We wanted to be like the Egyptians. We even worked with tools that were replicas of the ancient tools. We were using copper knives, bronze knives and even stone knives in the operation, so we learned an awful lot about mummification by doing it. We did everything the Egyptian way. We never even X-rayed to see how it was going; we always did what we thought the ancient Egyptian embalmers would do. It was very exciting. It was the first mummification in 2,000 years.

Why did the Egyptians remove every organ except the heart during mummification?

They believed that you thought with your heart. They really didn't know the function of the brain. The heart was the one thing they kept inside the body because you're going to need that to think when you get to the next world to say the magical spells and resurrect yourself. Every other organ, except for the brain, they kept it in jars, next to the sarcophagus. They would keep them, so that literally in the next world, you'd get it all together again. You'll be reassembled magically.

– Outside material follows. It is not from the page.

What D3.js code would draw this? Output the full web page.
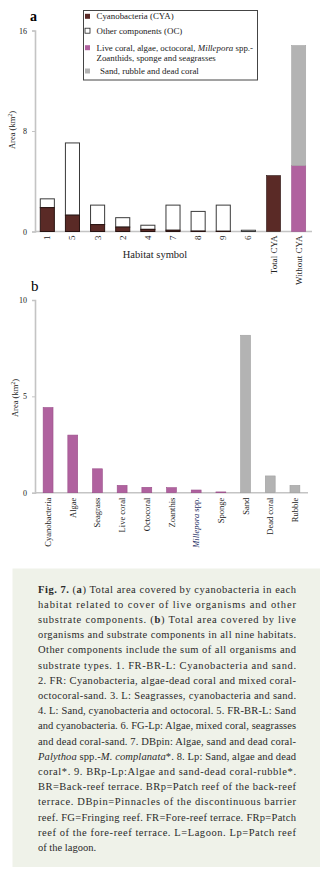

How did Anubis, the jackal-headed deity, become the Egyptian god of embalming?

Jackals have a special digestive system. They can't eat fresh meat. They like pre-digested, rotten meat. So they were seen scavenging in cemeteries, and they became associated with cemeteries; and that's why they became associated with the dead.

When did middle-class mummies arise?

Right after the end of the pyramid building. It used to be only the Pharaohs were going to resurrect, be immortal. At some point, the Egyptian government totally collapsed, during what we call The Old Kingdom, which is when the pyramids were built. When it collapsed, the pyramids were robbed. People went into the pyramids, and they saw these magical spells on the walls the priests had written down to help resurrection. They were called the pyramid texts. And the raiders figured they could be immortal too. Immortality became sort of democratized.

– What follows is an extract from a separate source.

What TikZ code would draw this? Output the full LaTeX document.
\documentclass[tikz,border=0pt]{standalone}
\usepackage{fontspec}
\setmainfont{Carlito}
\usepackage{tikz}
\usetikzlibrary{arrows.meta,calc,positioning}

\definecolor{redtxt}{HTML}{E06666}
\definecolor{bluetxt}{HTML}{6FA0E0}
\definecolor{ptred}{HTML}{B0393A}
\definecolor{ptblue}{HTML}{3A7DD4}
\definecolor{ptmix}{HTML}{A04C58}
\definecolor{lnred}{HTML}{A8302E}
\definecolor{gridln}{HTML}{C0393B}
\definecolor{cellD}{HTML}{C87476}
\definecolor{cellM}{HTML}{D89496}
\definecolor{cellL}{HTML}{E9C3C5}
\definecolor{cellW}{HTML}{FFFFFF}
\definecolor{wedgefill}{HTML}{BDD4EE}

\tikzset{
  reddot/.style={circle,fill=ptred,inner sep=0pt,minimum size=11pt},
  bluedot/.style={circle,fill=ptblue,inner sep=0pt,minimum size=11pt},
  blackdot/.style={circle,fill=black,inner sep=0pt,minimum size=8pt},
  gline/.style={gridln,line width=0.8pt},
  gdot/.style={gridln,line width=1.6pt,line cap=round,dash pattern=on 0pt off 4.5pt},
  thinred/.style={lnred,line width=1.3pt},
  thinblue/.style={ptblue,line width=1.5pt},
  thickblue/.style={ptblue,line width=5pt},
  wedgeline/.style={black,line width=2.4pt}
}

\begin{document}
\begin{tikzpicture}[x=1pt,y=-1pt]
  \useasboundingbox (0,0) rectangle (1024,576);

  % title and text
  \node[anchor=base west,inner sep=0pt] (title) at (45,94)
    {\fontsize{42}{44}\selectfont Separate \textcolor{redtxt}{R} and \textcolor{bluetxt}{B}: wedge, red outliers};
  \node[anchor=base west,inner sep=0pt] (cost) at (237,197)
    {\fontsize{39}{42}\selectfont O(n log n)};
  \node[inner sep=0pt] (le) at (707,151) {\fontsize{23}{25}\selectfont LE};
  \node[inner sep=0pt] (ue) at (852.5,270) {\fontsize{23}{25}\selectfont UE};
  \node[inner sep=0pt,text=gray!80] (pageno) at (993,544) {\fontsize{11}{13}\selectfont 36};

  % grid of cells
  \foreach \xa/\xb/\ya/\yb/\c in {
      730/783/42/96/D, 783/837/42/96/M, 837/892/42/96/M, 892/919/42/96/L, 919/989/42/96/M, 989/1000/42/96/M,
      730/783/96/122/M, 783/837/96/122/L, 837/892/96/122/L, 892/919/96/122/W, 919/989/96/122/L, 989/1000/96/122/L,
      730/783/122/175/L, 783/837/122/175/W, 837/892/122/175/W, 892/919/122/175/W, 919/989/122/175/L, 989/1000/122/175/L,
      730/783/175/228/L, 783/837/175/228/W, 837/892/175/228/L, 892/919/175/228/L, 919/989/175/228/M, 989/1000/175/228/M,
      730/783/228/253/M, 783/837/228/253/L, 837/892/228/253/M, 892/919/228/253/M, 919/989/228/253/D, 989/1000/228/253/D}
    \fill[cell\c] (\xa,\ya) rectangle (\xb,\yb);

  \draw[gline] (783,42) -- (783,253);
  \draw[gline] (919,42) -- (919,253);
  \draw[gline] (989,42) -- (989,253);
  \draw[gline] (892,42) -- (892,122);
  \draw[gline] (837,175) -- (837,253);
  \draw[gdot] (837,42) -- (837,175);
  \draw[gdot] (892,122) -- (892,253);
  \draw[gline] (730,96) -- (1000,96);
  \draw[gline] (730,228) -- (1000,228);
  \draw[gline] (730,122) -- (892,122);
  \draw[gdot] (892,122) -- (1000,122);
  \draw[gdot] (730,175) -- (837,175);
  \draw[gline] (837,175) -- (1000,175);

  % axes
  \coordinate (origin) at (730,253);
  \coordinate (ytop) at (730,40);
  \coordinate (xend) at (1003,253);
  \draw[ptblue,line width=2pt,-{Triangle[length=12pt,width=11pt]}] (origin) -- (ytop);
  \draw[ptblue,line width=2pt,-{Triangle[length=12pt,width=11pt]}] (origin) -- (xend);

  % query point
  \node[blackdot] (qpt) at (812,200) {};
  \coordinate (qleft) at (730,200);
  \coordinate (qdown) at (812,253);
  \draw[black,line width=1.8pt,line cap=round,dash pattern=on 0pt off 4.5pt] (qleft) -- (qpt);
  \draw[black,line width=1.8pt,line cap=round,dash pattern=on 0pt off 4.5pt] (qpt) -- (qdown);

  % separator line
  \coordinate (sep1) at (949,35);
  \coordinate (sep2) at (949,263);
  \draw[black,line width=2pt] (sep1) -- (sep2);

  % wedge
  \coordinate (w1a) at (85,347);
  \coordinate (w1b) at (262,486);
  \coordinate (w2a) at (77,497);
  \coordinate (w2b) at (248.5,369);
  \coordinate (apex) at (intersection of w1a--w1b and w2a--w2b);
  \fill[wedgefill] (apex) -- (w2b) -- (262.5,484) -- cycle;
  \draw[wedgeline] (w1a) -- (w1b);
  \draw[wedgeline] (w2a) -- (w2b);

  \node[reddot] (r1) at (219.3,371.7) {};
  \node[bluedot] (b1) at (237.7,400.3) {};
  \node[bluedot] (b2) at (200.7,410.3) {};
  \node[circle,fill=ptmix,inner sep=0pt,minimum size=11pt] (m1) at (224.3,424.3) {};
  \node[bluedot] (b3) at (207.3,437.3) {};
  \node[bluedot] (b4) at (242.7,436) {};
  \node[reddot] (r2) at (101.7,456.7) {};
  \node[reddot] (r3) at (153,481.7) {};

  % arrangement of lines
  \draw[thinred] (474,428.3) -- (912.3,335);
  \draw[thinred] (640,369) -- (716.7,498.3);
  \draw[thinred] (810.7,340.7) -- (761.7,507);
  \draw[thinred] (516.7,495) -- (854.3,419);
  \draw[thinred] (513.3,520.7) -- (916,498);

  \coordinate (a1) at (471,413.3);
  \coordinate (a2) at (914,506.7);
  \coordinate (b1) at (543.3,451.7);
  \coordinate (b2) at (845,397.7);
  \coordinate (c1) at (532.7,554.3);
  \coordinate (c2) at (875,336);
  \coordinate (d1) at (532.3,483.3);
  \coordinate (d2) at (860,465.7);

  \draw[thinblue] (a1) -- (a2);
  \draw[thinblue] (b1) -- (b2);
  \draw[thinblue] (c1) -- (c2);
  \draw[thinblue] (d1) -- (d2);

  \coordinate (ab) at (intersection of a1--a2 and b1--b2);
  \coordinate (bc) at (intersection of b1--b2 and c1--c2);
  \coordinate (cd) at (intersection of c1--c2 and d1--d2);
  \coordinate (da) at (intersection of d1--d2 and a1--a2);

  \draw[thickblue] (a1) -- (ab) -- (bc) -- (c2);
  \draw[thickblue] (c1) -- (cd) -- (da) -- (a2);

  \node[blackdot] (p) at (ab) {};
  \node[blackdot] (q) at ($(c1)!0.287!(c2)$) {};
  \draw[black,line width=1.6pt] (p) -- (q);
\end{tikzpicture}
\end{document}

Why did people stop making mummies?

When Egyptian civilization declined, and when the Greeks conquered them, the priesthood wasn't supported, and the religion just died out, and therefore mummification died out. Mummification mainly happened between 2,500 B.C. and around 200 A.D.; almost 3,000 years.

How can mummy DNA aid modern science and health?

We can see how diseases have changed. We can look, for example, at a bacteria like malaria in ancient Egypt, and if we look at the DNA of that ancient organism and compare that to modern malaria, we'll know how it's evolved and we'll know what direction the disease is going in maybe, and we might be able to avoid certain diseases. The bones are the best place to find DNA, because it's best preserved there.

You've been doing Alzheimer's studies and struggling with it. What's the problem?

Usually the Egyptians took the brain out and threw it away when they mummified. They took the brain out of the nose, so it was all kind of liquid and not in good shape. ... I have to find mummies of very poor people who couldn't afford to have their brain taken out, and in addition, the person has to be at least 60 years old for me to look for Alzheimer's, so it's hard. I only have two brains of old people from ancient Egypt, and they have no sign of Alzheimer's.

Why did they have to take the brain out through the nose? Why didn't they just open their heads?

You don't want to really mess up the head. You want to do as little cosmetic damage as possible. You want to look good in the next world.